--- begin ---
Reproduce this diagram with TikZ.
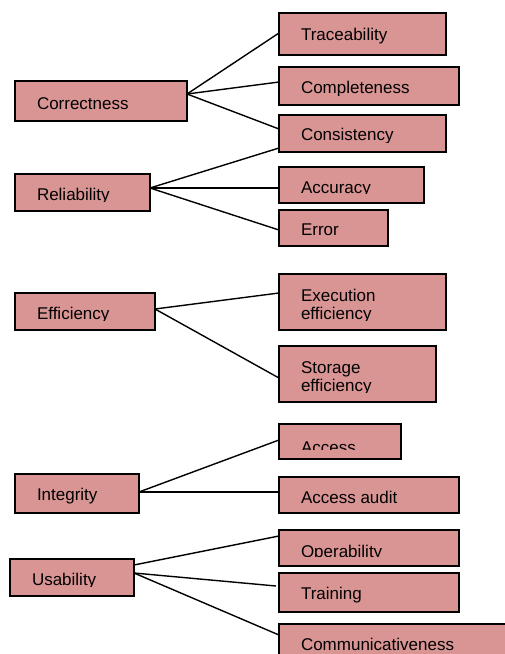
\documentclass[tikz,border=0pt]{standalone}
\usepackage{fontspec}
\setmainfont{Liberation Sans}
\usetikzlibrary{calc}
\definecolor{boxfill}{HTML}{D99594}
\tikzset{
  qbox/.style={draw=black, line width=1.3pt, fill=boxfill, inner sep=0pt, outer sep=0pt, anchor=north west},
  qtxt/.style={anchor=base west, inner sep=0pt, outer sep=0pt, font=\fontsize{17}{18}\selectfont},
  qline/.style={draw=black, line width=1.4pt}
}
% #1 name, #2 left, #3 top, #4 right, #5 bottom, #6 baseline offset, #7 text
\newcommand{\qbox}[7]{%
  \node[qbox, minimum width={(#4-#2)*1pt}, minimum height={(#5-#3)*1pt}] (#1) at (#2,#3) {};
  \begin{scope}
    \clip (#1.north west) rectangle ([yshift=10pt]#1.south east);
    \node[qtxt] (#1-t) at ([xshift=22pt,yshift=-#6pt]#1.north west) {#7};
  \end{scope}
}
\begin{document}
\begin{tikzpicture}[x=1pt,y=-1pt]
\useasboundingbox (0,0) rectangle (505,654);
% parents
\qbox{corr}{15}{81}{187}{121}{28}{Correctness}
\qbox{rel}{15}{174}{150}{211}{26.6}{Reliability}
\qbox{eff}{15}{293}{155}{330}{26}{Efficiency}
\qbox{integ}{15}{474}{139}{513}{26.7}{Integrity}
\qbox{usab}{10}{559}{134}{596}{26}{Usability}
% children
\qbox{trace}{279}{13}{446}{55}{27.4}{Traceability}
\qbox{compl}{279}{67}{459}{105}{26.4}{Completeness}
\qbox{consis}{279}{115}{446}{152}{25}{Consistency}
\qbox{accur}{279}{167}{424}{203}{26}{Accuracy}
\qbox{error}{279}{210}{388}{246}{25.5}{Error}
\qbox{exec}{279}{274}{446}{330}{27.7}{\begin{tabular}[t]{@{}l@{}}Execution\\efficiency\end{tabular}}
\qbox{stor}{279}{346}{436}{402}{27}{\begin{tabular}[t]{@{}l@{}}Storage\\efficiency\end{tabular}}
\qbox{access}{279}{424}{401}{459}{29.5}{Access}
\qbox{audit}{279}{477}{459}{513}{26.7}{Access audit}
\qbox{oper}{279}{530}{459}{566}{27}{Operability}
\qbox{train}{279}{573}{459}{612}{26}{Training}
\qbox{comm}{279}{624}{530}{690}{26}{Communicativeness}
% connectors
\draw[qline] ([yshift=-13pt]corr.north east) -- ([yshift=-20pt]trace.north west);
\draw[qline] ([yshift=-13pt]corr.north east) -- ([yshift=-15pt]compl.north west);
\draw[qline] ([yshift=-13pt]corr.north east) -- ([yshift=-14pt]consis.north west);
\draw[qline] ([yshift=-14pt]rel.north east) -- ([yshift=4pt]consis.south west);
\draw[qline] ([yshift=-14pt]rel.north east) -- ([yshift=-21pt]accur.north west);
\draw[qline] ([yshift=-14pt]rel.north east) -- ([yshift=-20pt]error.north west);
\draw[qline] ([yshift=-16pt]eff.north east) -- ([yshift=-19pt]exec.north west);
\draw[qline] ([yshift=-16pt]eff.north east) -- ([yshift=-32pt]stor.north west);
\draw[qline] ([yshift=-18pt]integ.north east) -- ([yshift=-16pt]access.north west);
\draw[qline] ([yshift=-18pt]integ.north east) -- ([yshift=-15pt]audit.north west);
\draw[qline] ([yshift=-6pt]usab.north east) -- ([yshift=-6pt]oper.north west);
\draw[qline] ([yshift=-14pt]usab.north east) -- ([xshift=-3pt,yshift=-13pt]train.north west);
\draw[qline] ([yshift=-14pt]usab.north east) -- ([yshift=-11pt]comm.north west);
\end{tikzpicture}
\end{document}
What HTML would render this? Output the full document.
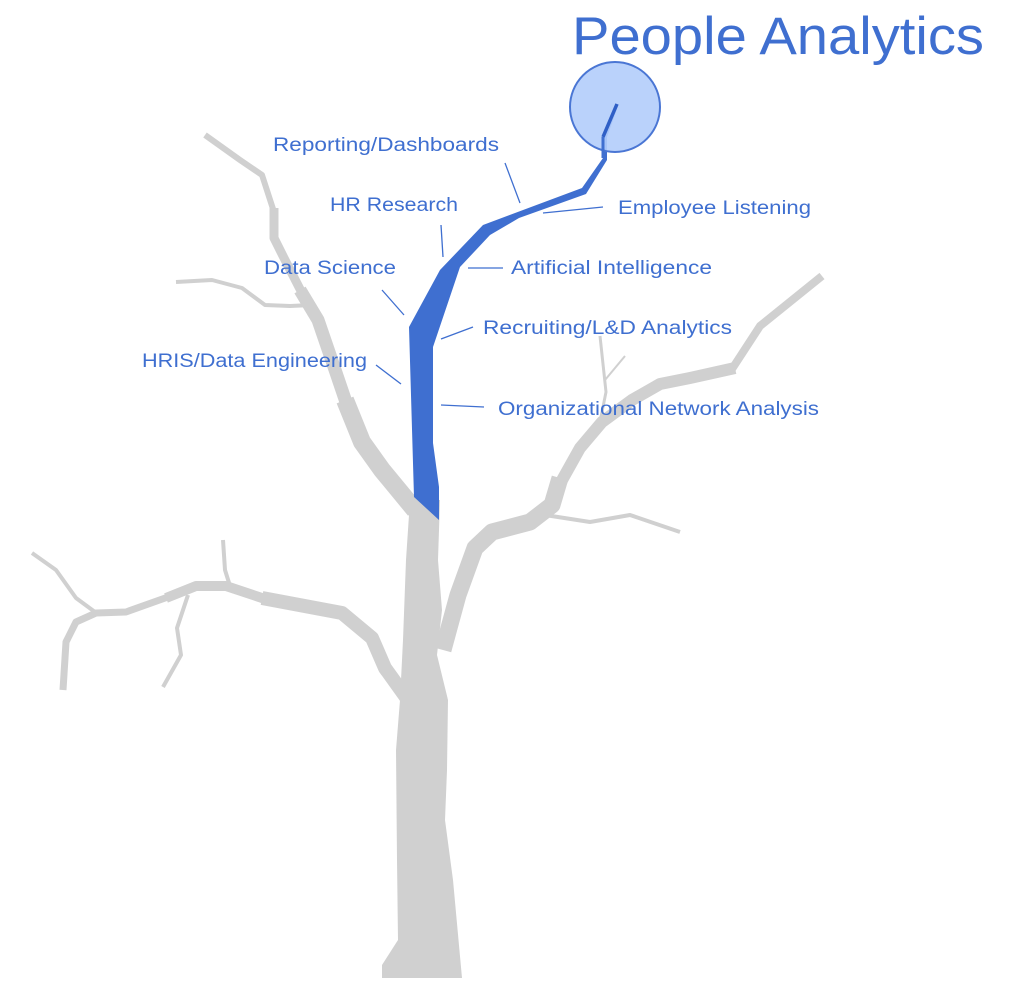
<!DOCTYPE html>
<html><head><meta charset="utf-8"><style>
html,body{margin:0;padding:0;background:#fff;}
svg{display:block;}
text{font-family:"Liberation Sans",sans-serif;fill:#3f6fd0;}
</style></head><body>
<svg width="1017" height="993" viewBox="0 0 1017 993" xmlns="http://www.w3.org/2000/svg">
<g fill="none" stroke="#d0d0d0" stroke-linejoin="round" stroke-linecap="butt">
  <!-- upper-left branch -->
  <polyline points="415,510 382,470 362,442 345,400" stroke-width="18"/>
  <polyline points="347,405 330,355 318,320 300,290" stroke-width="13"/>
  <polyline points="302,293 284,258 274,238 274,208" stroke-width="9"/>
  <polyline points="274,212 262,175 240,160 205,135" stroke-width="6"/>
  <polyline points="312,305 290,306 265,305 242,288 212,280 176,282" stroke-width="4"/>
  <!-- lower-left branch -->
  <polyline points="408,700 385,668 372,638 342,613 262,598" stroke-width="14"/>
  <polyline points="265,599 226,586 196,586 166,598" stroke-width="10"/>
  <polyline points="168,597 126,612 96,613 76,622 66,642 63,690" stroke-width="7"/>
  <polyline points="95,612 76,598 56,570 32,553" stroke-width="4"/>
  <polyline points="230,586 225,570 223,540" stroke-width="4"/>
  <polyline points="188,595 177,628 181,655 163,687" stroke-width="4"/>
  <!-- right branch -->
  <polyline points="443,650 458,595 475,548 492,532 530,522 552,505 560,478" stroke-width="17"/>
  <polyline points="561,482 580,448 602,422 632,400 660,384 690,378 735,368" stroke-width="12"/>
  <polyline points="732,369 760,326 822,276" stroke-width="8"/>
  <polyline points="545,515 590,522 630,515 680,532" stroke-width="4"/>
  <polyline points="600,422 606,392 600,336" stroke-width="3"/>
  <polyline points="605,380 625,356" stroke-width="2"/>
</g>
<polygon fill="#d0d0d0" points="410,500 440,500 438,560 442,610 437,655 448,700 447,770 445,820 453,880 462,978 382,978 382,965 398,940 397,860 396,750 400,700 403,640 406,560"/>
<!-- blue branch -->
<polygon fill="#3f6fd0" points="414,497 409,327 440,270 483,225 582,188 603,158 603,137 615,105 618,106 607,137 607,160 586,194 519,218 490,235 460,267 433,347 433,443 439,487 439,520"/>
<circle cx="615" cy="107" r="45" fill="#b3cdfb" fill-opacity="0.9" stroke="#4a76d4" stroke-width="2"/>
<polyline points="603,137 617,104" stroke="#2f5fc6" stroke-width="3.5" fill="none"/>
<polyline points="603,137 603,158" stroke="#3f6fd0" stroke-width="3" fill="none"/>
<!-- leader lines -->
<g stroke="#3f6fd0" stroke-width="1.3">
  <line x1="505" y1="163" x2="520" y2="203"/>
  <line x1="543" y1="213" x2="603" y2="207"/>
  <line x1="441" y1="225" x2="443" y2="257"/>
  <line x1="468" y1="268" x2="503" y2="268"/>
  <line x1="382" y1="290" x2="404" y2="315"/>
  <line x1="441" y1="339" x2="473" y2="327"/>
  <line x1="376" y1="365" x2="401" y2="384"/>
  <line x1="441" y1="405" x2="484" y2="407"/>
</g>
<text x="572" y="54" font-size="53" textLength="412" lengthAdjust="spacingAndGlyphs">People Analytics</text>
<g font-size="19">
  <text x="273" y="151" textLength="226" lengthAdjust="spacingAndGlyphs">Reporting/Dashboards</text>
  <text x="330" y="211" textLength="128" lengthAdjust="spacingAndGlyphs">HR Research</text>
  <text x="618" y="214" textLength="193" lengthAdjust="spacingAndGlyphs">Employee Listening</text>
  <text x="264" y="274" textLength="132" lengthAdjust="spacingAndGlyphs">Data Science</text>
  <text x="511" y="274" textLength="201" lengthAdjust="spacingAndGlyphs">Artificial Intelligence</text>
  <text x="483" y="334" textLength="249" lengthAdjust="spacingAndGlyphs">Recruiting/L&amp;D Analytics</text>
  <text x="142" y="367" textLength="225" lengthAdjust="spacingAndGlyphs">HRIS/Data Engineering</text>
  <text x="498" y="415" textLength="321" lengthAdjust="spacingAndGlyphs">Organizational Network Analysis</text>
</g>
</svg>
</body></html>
--- end ---
--- begin ---
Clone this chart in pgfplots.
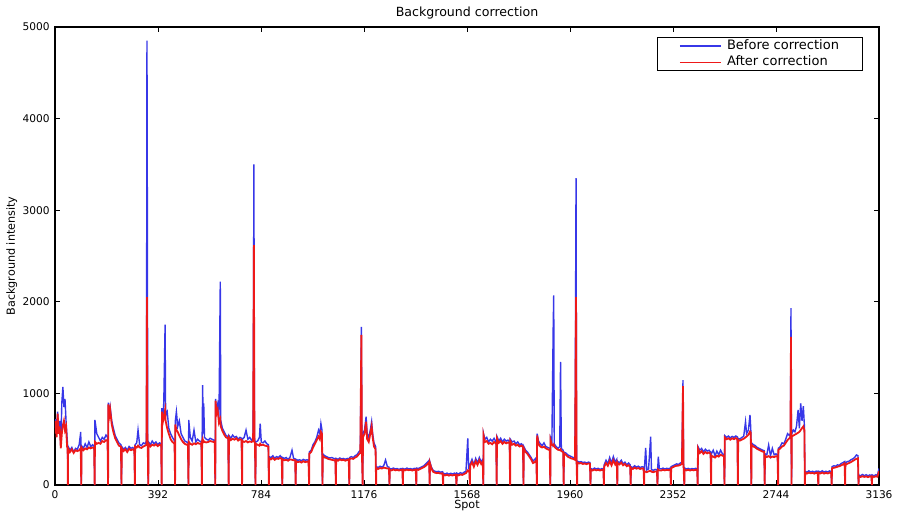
--- end ---
--- begin ---
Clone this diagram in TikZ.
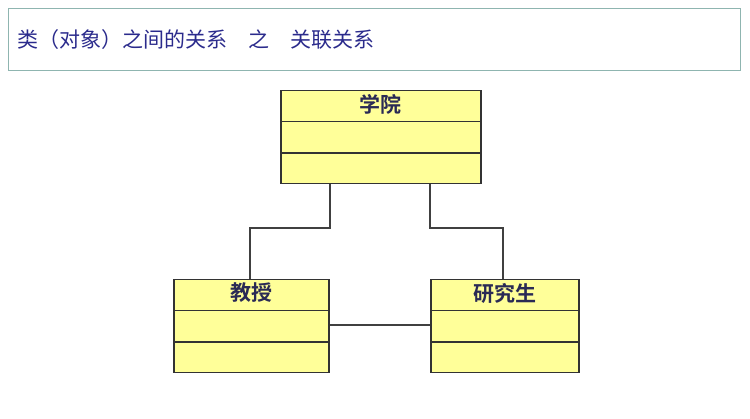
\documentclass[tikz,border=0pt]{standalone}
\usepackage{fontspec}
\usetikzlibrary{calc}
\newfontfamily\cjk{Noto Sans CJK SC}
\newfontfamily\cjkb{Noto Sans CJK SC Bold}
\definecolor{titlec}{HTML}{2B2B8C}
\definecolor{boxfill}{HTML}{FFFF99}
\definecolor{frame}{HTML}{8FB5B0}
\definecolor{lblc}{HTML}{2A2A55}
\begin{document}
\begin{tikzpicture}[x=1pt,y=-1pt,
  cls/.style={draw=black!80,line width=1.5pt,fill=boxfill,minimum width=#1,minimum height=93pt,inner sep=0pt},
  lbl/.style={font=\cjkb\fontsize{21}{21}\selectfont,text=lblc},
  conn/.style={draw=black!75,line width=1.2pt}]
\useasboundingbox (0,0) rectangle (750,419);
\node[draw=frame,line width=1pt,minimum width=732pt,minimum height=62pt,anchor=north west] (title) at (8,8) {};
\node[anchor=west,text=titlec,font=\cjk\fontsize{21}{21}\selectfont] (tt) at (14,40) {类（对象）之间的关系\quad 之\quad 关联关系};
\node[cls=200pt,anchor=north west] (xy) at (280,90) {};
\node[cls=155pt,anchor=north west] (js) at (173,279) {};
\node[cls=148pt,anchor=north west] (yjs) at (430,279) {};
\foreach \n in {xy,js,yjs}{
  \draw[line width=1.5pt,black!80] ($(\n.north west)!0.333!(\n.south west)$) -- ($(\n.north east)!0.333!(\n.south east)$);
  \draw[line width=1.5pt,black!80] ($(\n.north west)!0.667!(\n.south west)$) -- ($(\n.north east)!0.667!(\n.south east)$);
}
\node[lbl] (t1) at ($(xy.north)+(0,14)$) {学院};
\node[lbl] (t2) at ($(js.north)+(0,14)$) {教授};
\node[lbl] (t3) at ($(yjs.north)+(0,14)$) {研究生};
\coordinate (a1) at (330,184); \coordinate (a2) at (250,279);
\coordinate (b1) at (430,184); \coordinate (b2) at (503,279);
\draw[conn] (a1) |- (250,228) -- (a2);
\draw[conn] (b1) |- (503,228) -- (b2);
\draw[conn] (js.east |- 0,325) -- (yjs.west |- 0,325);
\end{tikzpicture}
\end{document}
--- end ---
Exercise directions — Identify the lines in the entries above that contain "diagram", then copy them out.

Solution to this task —
Reproduce this diagram with TikZ.
Clone this diagram in TikZ.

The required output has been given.